I am having a utf-8 encoded roff-file that I want to convert to a manpage with
$ nroff -mandoc inittab.5
However, characters in [äöüÄÖÜ]
, e.g. are not displayed properly as it seems that nroff assumes ISO 8859-1 encoding (I am getting [äöüÃÃÃ
] instead.
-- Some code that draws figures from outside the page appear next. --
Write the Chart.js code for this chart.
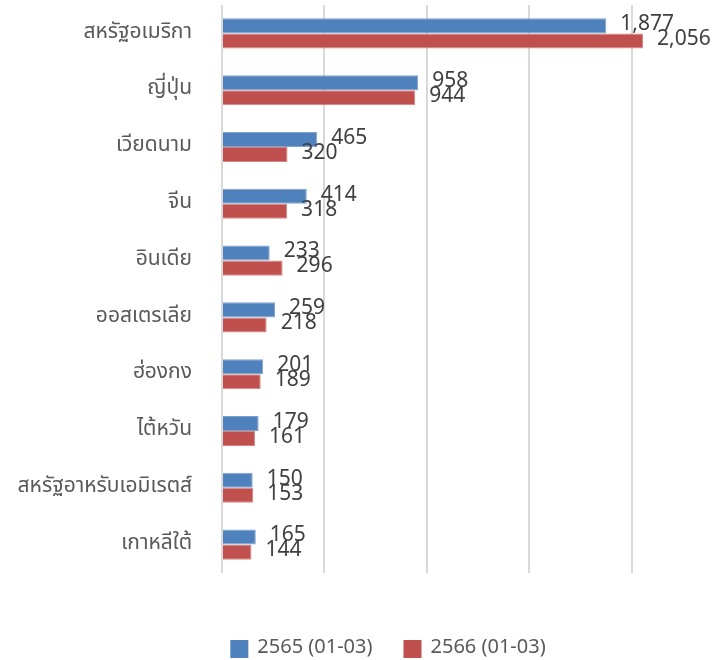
<!DOCTYPE html>
<html>
<head>
<meta charset="utf-8">
<script src="https://cdn.jsdelivr.net/npm/chart.js@4.4.0/dist/chart.umd.min.js"></script>
<style>
html,body{margin:0;padding:0;background:#fff;}
#wrap{width:724px;height:660px;}
</style>
</head>
<body>
<div id="wrap"><canvas id="c" width="724" height="660"></canvas></div>
<script>
const categories = ["สหรัฐอเมริกา","ญี่ปุ่น","เวียดนาม","จีน","อินเดีย","ออสเตรเลีย","ฮ่องกง","ไต้หวัน","สหรัฐอาหรับเอมิเรตส์","เกาหลีใต้"];
const series2565 = [1877,958,465,414,233,259,201,179,150,165];
const series2566 = [2056,944,320,318,296,218,189,161,153,144];
const seriesNames = ["2565 (01-03)","2566 (01-03)"];
const seriesColors = ['#4F81BD','#C0504D'];
const xTickValues = [0,500,1000,1500,2000];

const FONT = "'Noto Sans Thai','Noto Sans','Tahoma',sans-serif";

const valueLabels = {
  id:'valueLabels',
  afterDatasetsDraw(chart){
    const ctx = chart.ctx;
    ctx.save();
    ctx.font = "21px " + FONT;
    ctx.fillStyle = "#404040";
    ctx.textAlign = "left";
    ctx.textBaseline = "middle";
    chart.data.datasets.forEach((ds,i)=>{
      const meta = chart.getDatasetMeta(i);
      meta.data.forEach((el,j)=>{
        ctx.fillText(ds.data[j].toLocaleString('en-US'), el.x + 14, el.y);
      });
    });
    ctx.restore();
  }
};

const bottomLegend = {
  id:'bottomLegend',
  afterDraw(chart){
    const ctx = chart.ctx;
    ctx.save();
    ctx.font = "20px " + FONT;
    ctx.textBaseline = "middle";
    ctx.textAlign = "left";
    const box = 18, gapText = 9, gapItem = 31;
    const widths = chart.data.datasets.map(d=>ctx.measureText(d.label).width);
    let total = 0;
    widths.forEach((w,i)=>{ total += box + gapText + w + (i<widths.length-1?gapItem:0); });
    let x = 388 - total/2;
    const yc = 649;
    chart.data.datasets.forEach((d,i)=>{
      ctx.fillStyle = d.backgroundColor;
      ctx.fillRect(x, yc - box/2, box, box);
      ctx.fillStyle = '#595959';
      ctx.fillText(d.label, x + box + gapText, yc);
      x += box + gapText + widths[i] + gapItem;
    });
    ctx.restore();
  }
};

new Chart(document.getElementById('c'),{
  type:'bar',
  data:{
    labels:categories,
    datasets:[
      {label:seriesNames[0],data:series2565,backgroundColor:seriesColors[0],borderColor:'#7FA3D0',borderWidth:1,categoryPercentage:0.53,barPercentage:1},
      {label:seriesNames[1],data:series2566,backgroundColor:seriesColors[1],borderColor:'#D68583',borderWidth:1,categoryPercentage:0.53,barPercentage:1}
    ]
  },
  options:{
    indexAxis:'y',
    responsive:false,
    animation:false,
    layout:{padding:{left:0,right:72,top:5,bottom:87}},
    scales:{
      x:{
        min:0,max:2100,
        ticks:{display:false},
        grid:{color:'#D9D9D9',lineWidth:2,drawTicks:false},
        border:{display:false},
        afterBuildTicks(s){ s.ticks = xTickValues.map(v=>({value:v})); }
      },
      y:{
        ticks:{color:'#595959',font:{size:21,family:FONT},padding:22},
        grid:{display:false},
        border:{display:false},
        afterFit(s){ s.width=222; s.paddingTop=0; s.paddingBottom=0; }
      }
    },
    plugins:{
      legend:{display:false},
      tooltip:{enabled:false}
    }
  },
  plugins:[valueLabels,bottomLegend]
});
</script>
</body>
</html>
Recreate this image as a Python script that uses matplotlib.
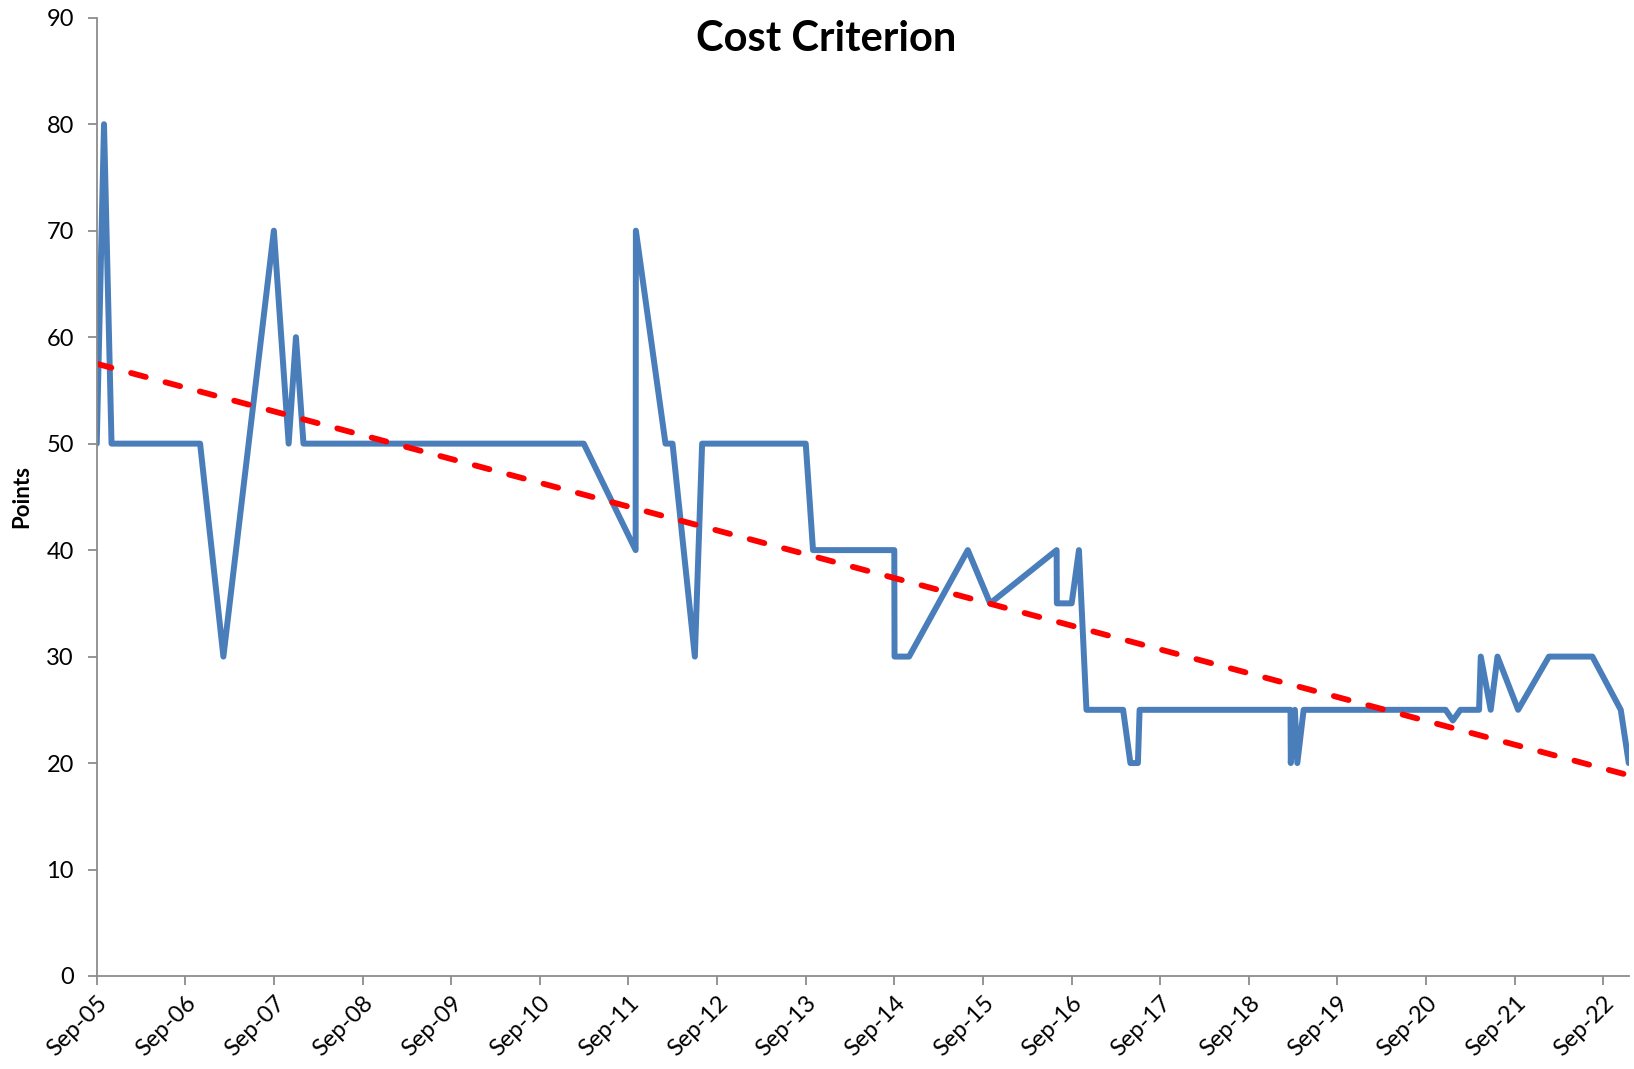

Calling nroff
with the -Tutf8
flag does not change the behaviour and the locale environment variables are (I assume properly) set to
LANG=de_DE.utf8
LC_CTYPE="de_DE.utf8"
LC_NUMERIC="de_DE.utf8"
LC_TIME="de_DE.utf8"
LC_COLLATE="de_DE.utf8"
LC_MONETARY="de_DE.utf8"
LC_MESSAGES="de_DE.utf8"
LC_PAPER="de_DE.utf8"
LC_NAME="de_DE.utf8"
LC_ADDRESS="de_DE.utf8"
LC_TELEPHONE="de_DE.utf8"
LC_MEASUREMENT="de_DE.utf8"
LC_IDENTIFICATION="de_DE.utf8"
LC_ALL=
Since nroff
is only a wrapper-script and eventually calls groff
I checked the call to the latter which is:
$ groff -Tutf8 -mandoc inittab.5
Comparing the byte-encodings of characters in the src file and the output file I am getting the following conversions:
character src file output file
--------- -------- -----------
ä C3 A4 C3 83 C2 A4
ö C3 B6 C3 83 C2 B6
ü C3 BC C3 83 C2 BC
Ä C3 84 C3 83
Ö C3 96 C3 83
Ü C3 9C C3 83
ß C3 9F C3 83
This behaviour seems very weird to me (why am I getting an additional C3 83
and have the original byte-sequence truncated alltogether for big umlauts and ß
?)
Why is this and how can I make nroff
/groff
properly convert my utf-8 encoded file?
EDIT: I am using GNU nroff (groff) version 1.22.2